From Pravda on the Presumpscot:
“At the same time, his campaign won support from more conservative voters concerned with social issues such as abortion.”
“…the sharp differences could hurt the Republican Party in the end, because Woodcock is too conservative for a majority of Maine voters, Democrats say.”
“‘Woodcock is the candidate we wanted to run against,; said Ben Dudley, chairman of the Maine Democratic Party. ” (Mark Peters, Portland Press Herald, 6/15/06)
“Democratic chairman Dudley later called Woodcock a ‘yes man’ for President Bush and an opponent of both abortion rights and gay rights.

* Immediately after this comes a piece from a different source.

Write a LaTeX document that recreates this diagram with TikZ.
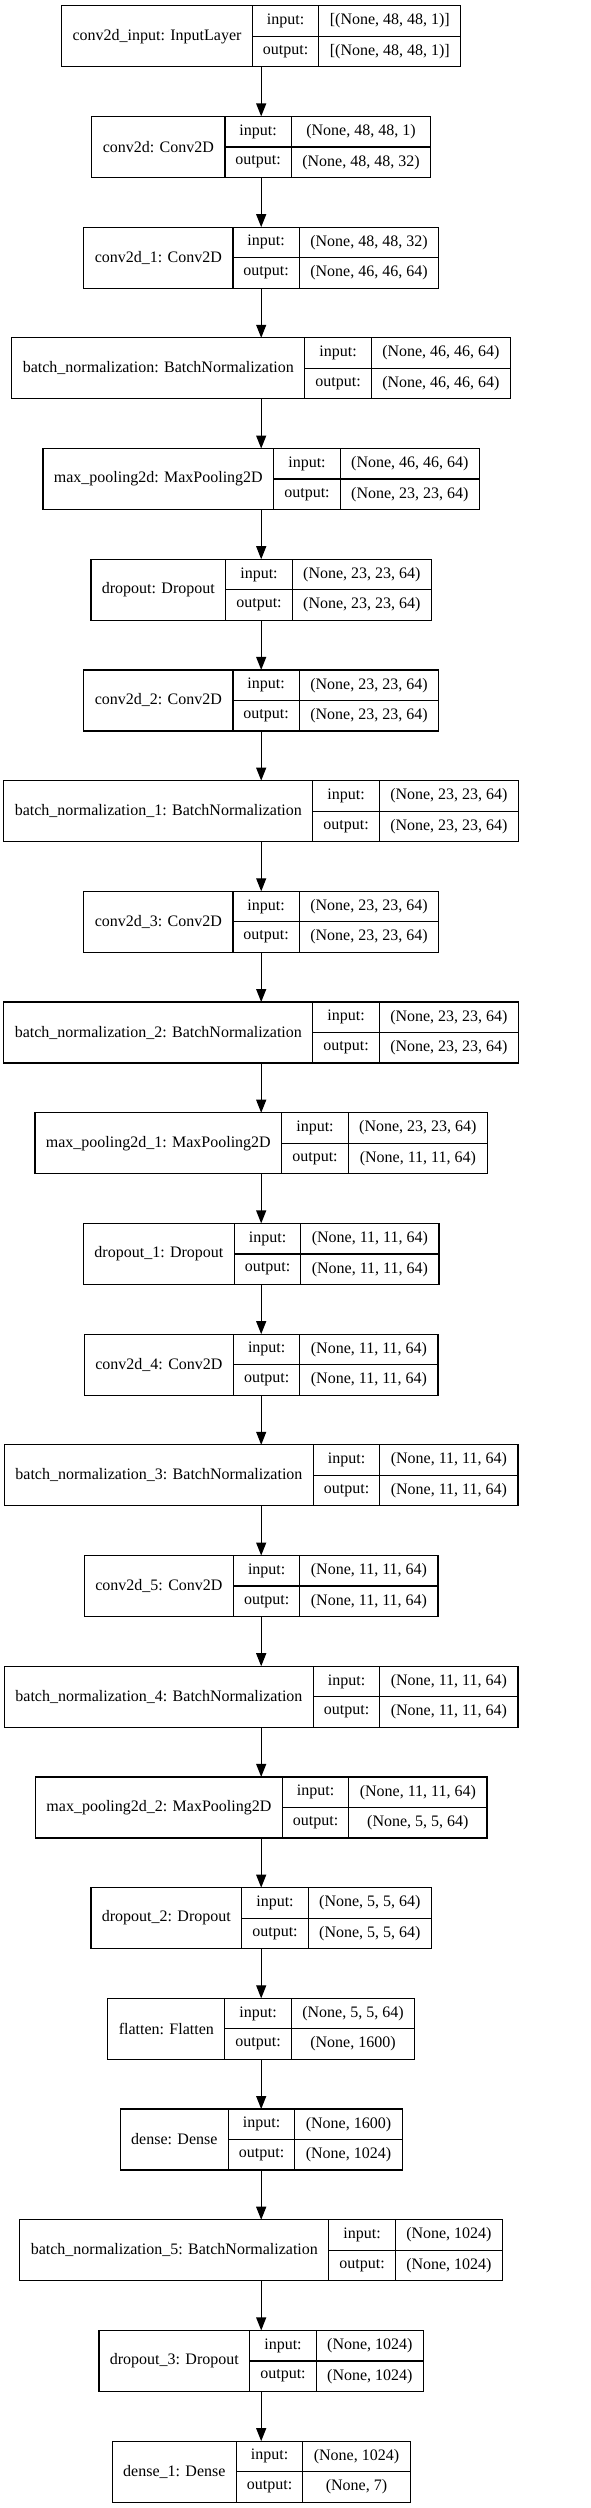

“Signaling that the Democrats are determined to paint Woodcock as someone who is out of step with most Mainers, Dudley said Woodcock ‘is a conservative candidate and he’s not going to be able to hide from that.’” (Paul Carrier, Portland Press Herald, 6/15/06)

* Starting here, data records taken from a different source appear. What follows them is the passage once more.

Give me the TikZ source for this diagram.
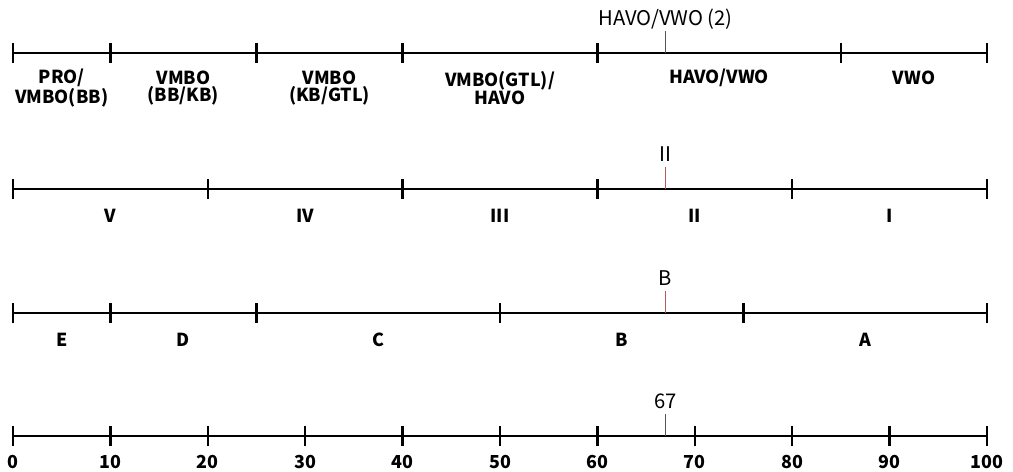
\documentclass[tikz,border=0pt]{standalone}
\usepackage{fontspec}
\setmainfont{Noto Sans CJK SC}
\usetikzlibrary{positioning}
\definecolor{markred}{HTML}{B35A5C}
\definecolor{markgray}{HTML}{555555}

\tikzset{
  scaleline/.style={line width=1.4pt},
  tickmark/.style={line width=1.4pt},
  marker/.style={line width=1pt},
  band/.style={font=\fontsize{10.2}{10}\selectfont\bfseries, align=center, inner sep=0pt},
  marklabel/.style={font=\fontsize{11.5}{13}\selectfont, inner sep=0pt, anchor=base}
}

\begin{document}
\begin{tikzpicture}[x=1.948mm, y=-0.2mm]
        \useasboundingbox (-1.3347,0) rectangle (102.669,472);

        % schooladvies
        \foreach \v in {0,10,25,40,60,85,100}
          \coordinate (s1-\v) at (\v,53);
        \draw[scaleline] (s1-0) -- (s1-100);
        \foreach \v in {0,10,25,40,60,85,100}
          \draw[tickmark] ([yshift=2mm]s1-\v) -- ([yshift=-2mm]s1-\v);
        \node (pro)  [band] at (5,88)    {PRO/\\VMBO(BB)};
        \node (bbkb) [band] at (17.5,88) {VMBO\\(BB/KB)};
        \node (kbgt) [band] at (32.5,88) {VMBO\\(KB/GTL)};
        \node (gtlh) [band] at (50,88)   {VMBO(GTL)/\\HAVO};
        \node (havw) [band] at (72.5,78) {HAVO/VWO};
        \node (vwo)  [band] at (92.5,78) {VWO};
        \coordinate (m1) at (67,53);
        \node (m1lab) [marklabel] at (67,25) {HAVO/VWO (2)};
        \draw[marker, markgray] (m1) -- ([yshift=4.4mm]m1);

        % niveau
        \foreach \v in {0,20,40,60,80,100}
          \coordinate (s2-\v) at (\v,189);
        \draw[scaleline] (s2-0) -- (s2-100);
        \foreach \v in {0,20,40,60,80,100}
          \draw[tickmark] ([yshift=2mm]s2-\v) -- ([yshift=-2mm]s2-\v);
        \foreach \v/\t in {10/V,30/IV,50/III,70/II,90/I}
          \node (n-\t) [band, anchor=base] at (\v,222) {\t};
        \coordinate (m2) at (67,189);
        \node (m2lab) [marklabel] at (67,161) {II};
        \draw[marker, markred] (m2) -- ([yshift=4.4mm]m2);

        % klasse
        \foreach \v in {0,10,25,50,75,100}
          \coordinate (s3-\v) at (\v,313);
        \draw[scaleline] (s3-0) -- (s3-100);
        \foreach \v in {0,10,25,50,75,100}
          \draw[tickmark] ([yshift=2mm]s3-\v) -- ([yshift=-2mm]s3-\v);
        \foreach \v/\t in {5/E,17.5/D,37.5/C,62.5/B,87.5/A}
          \node (k-\t) [band, anchor=base] at (\v,346) {\t};
        \coordinate (m3) at (67,313);
        \node (m3lab) [marklabel] at (67,285) {B};
        \draw[marker, markred] (m3) -- ([yshift=4.4mm]m3);

        % score
        \foreach \v in {0,10,...,100}
          \coordinate (s4-\v) at (\v,436);
        \draw[scaleline] (s4-0) -- (s4-100);
        \foreach \v in {0,10,...,100} {
          \draw[tickmark] ([yshift=2mm]s4-\v) -- ([yshift=-2mm]s4-\v);
          \node (num-\v) [band, anchor=base] at (\v,468) {\v};
        }
        \coordinate (m4) at (67,436);
        \node (m4lab) [marklabel] at (67,408) {67};
        \draw[marker, markgray] (m4) -- ([yshift=4.4mm]m4);
\end{tikzpicture}
\end{document}
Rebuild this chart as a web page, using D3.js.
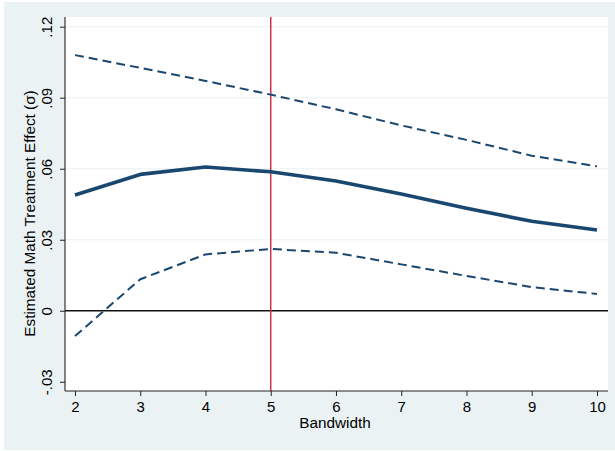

From the Baldacci Daily News:
“Mary Ellen Fitzgerald…said Woodcock “is kind of a George Bush candidate in a John Kerry state.”

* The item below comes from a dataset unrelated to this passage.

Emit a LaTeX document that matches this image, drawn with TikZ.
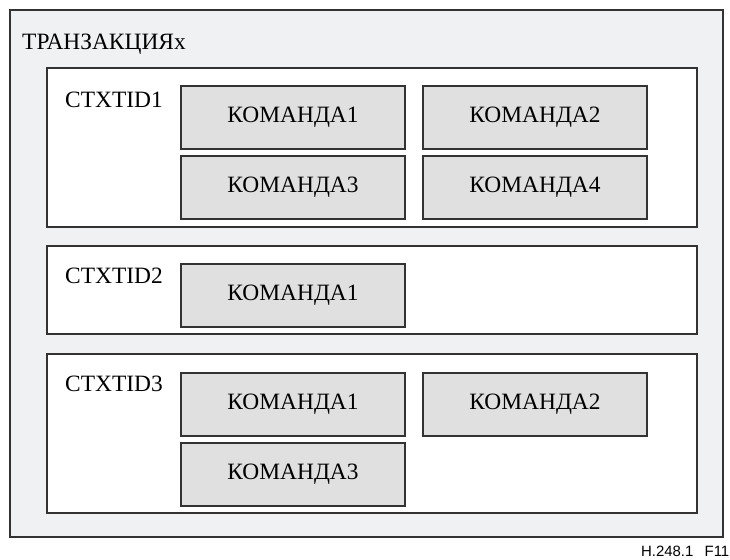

(Democratic Chairman Dudley said Woodcock comes) “from the far right wing of the Republican Party…” (A.J. Higgins, Bangor Daily News, 6/15/06)
Green party nominee Pat LaMarche reportedly launched a post election ad campaign in southern Maine labeling Woodcock as an “ultraconservative.”
One moderate Republican I know was quick to condemn Woodcock as an unelectable conservative. When I queried her, she admitted she had never seen or heard Chandler, but had reached that conclusion based on what she had seen and heard in the media.
The campaign and candidate Woodcock may well focus on the economic issues above social ones, but the Culture War will neither go away nor should it be conceded.
Chandler and the GOP are not in favor of the nanny state, and there is nothing out of the mainstream in that conviction.
If Woodcock is attacked for opposing “special rights”, he should simply back the insertion of four words into Maine’s Human Rights Act: “No discrimination, No preferences.” If the Democrats and the left want to defend affirmative action preferences for gay, lesbian and transgendered protected class members, they are welcome to it. Under no circumstance should Chandler cede the culture war battlefield to the left, especially when they insist on bringing it up. The left created publicly funded elections (the defunct Maine Citizen Leadership Fund , a principal of which unsuccessfully challenged TABOR, was behind the original initiative in 1998). In a delightful turn of the political screw, it may well deliver the Blaine House to Chandler Woodcock and the GOP. Through the magic of clean election funding, John Baldacci will face three adequately, if not lavishly funded candidates in November. Senator Woodcock has already shown he can use the funds wisely and well. The more money Baldacci raises or the left “independently” spends, the more money “clean” candidates get. LaMarche and Barbara Merrill will take a chunk out of Baldacci from the left. A sizable chunk of women, nanny state proponents and the left will vote for Pat or Barbara. Woodcock will win the general election with a 39-40% plurality. And then the screaming will really start.
Jon Reisman in the University of Maine System’s token conservative.